Skip all pictures. Write out the data below from its first line through the line that contains "(p3) at (962,40)".
▶
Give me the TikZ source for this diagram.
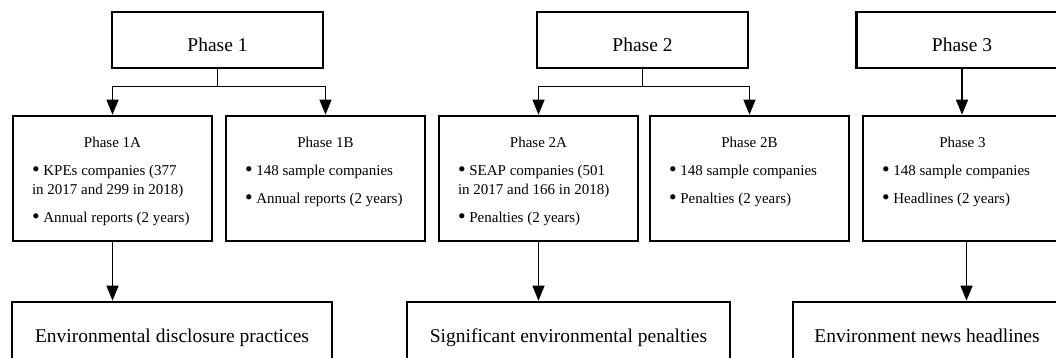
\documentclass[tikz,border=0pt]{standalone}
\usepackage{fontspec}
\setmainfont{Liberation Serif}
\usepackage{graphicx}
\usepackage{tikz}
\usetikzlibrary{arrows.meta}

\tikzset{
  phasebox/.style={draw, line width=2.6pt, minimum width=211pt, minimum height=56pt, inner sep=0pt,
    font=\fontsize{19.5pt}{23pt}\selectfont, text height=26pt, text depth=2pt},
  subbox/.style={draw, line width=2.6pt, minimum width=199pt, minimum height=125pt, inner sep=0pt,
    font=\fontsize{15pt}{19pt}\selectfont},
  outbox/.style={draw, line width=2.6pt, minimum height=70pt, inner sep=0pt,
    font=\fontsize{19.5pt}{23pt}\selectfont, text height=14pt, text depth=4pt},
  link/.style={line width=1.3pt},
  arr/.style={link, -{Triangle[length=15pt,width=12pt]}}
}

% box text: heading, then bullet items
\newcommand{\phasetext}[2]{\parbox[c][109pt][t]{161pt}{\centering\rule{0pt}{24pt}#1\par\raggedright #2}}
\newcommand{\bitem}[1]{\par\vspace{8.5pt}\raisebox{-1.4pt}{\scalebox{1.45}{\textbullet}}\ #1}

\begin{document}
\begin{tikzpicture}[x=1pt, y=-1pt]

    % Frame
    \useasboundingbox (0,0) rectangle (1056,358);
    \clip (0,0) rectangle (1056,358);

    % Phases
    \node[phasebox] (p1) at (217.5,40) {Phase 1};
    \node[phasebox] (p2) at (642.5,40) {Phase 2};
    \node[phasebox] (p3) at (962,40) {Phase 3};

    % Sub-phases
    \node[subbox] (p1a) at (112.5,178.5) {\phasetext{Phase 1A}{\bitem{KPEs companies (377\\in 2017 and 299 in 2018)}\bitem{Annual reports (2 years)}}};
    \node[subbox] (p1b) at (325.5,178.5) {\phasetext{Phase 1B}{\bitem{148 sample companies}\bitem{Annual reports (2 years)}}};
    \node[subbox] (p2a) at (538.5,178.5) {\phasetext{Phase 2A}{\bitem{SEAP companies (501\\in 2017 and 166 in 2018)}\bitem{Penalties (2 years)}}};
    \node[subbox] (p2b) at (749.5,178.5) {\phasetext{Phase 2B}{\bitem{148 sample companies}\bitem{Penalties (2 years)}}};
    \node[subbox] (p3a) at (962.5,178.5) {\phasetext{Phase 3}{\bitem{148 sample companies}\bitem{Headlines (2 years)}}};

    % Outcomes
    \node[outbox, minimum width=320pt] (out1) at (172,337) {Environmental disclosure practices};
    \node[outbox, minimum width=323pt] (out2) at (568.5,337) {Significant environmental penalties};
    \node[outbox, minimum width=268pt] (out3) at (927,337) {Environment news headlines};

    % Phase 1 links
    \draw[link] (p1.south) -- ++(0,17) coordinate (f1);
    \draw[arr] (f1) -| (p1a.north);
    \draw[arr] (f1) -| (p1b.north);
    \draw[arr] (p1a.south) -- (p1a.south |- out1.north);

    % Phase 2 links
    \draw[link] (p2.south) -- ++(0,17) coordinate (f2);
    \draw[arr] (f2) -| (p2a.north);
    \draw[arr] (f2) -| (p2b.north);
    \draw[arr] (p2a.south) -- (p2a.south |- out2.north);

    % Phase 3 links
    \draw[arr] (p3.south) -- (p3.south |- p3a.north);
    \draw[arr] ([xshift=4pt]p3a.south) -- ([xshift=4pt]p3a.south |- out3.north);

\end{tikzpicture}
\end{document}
◀
ANSWER BELOW:
Give me the TikZ source for this diagram.
\documentclass[tikz,border=0pt]{standalone}
\usepackage{fontspec}
\setmainfont{Liberation Serif}
\usepackage{graphicx}
\usepackage{tikz}
\usetikzlibrary{arrows.meta}

\tikzset{
  phasebox/.style={draw, line width=2.6pt, minimum width=211pt, minimum height=56pt, inner sep=0pt,
    font=\fontsize{19.5pt}{23pt}\selectfont, text height=26pt, text depth=2pt},
  subbox/.style={draw, line width=2.6pt, minimum width=199pt, minimum height=125pt, inner sep=0pt,
    font=\fontsize{15pt}{19pt}\selectfont},
  outbox/.style={draw, line width=2.6pt, minimum height=70pt, inner sep=0pt,
    font=\fontsize{19.5pt}{23pt}\selectfont, text height=14pt, text depth=4pt},
  link/.style={line width=1.3pt},
  arr/.style={link, -{Triangle[length=15pt,width=12pt]}}
}

% box text: heading, then bullet items
\newcommand{\phasetext}[2]{\parbox[c][109pt][t]{161pt}{\centering\rule{0pt}{24pt}#1\par\raggedright #2}}
\newcommand{\bitem}[1]{\par\vspace{8.5pt}\raisebox{-1.4pt}{\scalebox{1.45}{\textbullet}}\ #1}

\begin{document}
\begin{tikzpicture}[x=1pt, y=-1pt]

    % Frame
    \useasboundingbox (0,0) rectangle (1056,358);
    \clip (0,0) rectangle (1056,358);

    % Phases
    \node[phasebox] (p1) at (217.5,40) {Phase 1};
    \node[phasebox] (p2) at (642.5,40) {Phase 2};
    \node[phasebox] (p3) at (962,40) {Phase 3};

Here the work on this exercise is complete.